◆ **Task to complete**
Up to and including the line that contains "0.021, 0.029, 0.036]", repeat each line of the data exactly, starting from the first.
○ ○ ○ ○
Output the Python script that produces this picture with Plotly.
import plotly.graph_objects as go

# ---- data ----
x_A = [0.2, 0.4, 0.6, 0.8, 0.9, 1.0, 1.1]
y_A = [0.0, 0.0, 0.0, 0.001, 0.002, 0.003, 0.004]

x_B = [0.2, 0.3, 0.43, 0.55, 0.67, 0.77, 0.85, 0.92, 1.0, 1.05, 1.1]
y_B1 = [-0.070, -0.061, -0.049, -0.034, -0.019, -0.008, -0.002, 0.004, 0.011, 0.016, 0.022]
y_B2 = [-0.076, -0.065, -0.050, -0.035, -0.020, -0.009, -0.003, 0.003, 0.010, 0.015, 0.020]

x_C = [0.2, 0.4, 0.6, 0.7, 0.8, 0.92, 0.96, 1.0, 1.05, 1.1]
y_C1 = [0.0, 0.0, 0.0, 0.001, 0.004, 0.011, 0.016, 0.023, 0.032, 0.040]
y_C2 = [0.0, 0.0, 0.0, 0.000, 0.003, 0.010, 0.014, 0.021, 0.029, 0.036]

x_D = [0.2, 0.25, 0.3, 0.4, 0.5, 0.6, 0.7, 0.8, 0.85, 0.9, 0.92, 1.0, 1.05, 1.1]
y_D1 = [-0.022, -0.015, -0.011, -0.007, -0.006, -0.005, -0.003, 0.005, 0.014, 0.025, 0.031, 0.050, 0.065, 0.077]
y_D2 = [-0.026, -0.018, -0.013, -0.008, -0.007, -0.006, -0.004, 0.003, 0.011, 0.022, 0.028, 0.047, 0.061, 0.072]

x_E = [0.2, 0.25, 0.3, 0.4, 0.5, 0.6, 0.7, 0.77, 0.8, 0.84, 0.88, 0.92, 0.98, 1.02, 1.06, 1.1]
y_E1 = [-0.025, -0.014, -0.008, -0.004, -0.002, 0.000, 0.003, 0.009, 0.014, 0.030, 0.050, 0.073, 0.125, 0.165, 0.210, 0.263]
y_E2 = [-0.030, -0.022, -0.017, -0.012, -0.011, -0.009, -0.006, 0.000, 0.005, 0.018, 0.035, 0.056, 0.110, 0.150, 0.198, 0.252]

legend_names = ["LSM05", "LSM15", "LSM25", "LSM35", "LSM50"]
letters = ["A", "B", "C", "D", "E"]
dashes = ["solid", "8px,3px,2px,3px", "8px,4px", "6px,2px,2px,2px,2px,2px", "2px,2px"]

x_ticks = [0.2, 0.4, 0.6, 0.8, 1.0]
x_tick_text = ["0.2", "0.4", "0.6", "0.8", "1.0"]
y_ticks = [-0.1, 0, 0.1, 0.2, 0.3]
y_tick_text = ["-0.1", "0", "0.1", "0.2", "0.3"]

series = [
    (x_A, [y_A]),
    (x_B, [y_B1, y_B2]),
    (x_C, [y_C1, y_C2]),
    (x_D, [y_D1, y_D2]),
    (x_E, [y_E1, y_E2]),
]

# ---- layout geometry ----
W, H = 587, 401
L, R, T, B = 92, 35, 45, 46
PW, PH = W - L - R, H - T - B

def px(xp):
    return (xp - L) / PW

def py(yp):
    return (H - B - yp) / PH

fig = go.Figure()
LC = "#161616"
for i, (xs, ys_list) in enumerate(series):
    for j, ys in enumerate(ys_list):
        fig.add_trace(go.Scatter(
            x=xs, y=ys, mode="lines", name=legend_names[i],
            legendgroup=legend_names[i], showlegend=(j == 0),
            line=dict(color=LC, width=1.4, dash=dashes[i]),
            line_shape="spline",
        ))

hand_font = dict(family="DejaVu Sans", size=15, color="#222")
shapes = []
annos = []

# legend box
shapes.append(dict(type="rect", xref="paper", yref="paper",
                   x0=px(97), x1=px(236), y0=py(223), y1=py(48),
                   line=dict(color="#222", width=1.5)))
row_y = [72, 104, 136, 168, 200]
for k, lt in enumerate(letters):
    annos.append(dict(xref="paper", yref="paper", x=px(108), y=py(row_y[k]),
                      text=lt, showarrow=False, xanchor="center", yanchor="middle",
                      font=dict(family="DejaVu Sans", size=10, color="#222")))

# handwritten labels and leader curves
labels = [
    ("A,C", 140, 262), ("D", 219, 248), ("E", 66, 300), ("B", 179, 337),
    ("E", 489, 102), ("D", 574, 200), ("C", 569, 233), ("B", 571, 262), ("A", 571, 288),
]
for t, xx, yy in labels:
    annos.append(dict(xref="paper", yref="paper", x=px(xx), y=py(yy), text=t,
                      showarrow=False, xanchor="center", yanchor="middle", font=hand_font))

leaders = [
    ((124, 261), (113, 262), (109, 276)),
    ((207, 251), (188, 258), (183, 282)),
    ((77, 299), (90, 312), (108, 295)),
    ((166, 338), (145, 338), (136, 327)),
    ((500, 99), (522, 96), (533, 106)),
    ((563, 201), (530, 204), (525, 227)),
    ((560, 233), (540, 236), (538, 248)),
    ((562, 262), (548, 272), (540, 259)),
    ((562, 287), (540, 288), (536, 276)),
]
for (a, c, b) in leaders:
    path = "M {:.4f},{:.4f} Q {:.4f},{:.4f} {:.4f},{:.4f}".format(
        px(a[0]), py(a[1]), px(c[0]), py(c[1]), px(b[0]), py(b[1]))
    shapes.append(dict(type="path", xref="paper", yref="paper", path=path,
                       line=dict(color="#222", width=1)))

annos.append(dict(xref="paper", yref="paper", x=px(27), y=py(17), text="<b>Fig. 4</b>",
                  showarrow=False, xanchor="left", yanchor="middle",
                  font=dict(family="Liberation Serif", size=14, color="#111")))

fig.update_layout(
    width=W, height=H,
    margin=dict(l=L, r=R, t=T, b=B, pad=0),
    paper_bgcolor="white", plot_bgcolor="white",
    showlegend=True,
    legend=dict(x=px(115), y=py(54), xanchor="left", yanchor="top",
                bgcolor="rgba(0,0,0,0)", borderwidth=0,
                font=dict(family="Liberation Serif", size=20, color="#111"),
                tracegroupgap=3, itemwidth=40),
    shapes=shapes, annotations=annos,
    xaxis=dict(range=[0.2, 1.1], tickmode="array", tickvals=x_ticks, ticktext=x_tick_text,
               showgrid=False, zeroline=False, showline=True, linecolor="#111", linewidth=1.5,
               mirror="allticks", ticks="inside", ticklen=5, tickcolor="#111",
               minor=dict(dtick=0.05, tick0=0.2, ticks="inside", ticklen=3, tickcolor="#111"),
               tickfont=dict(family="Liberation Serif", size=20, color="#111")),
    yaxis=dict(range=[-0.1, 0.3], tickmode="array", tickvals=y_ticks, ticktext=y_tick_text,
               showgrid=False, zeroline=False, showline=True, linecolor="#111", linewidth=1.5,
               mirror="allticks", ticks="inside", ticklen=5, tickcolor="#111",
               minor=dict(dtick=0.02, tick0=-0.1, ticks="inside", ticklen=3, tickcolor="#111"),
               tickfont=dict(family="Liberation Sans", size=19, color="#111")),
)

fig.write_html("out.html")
○ ○ ○ ○
◆ **Worked solution**
Output the Python script that produces this picture with Plotly.
import plotly.graph_objects as go

# ---- data ----
x_A = [0.2, 0.4, 0.6, 0.8, 0.9, 1.0, 1.1]
y_A = [0.0, 0.0, 0.0, 0.001, 0.002, 0.003, 0.004]

x_B = [0.2, 0.3, 0.43, 0.55, 0.67, 0.77, 0.85, 0.92, 1.0, 1.05, 1.1]
y_B1 = [-0.070, -0.061, -0.049, -0.034, -0.019, -0.008, -0.002, 0.004, 0.011, 0.016, 0.022]
y_B2 = [-0.076, -0.065, -0.050, -0.035, -0.020, -0.009, -0.003, 0.003, 0.010, 0.015, 0.020]

x_C = [0.2, 0.4, 0.6, 0.7, 0.8, 0.92, 0.96, 1.0, 1.05, 1.1]
y_C1 = [0.0, 0.0, 0.0, 0.001, 0.004, 0.011, 0.016, 0.023, 0.032, 0.040]
y_C2 = [0.0, 0.0, 0.0, 0.000, 0.003, 0.010, 0.014, 0.021, 0.029, 0.036]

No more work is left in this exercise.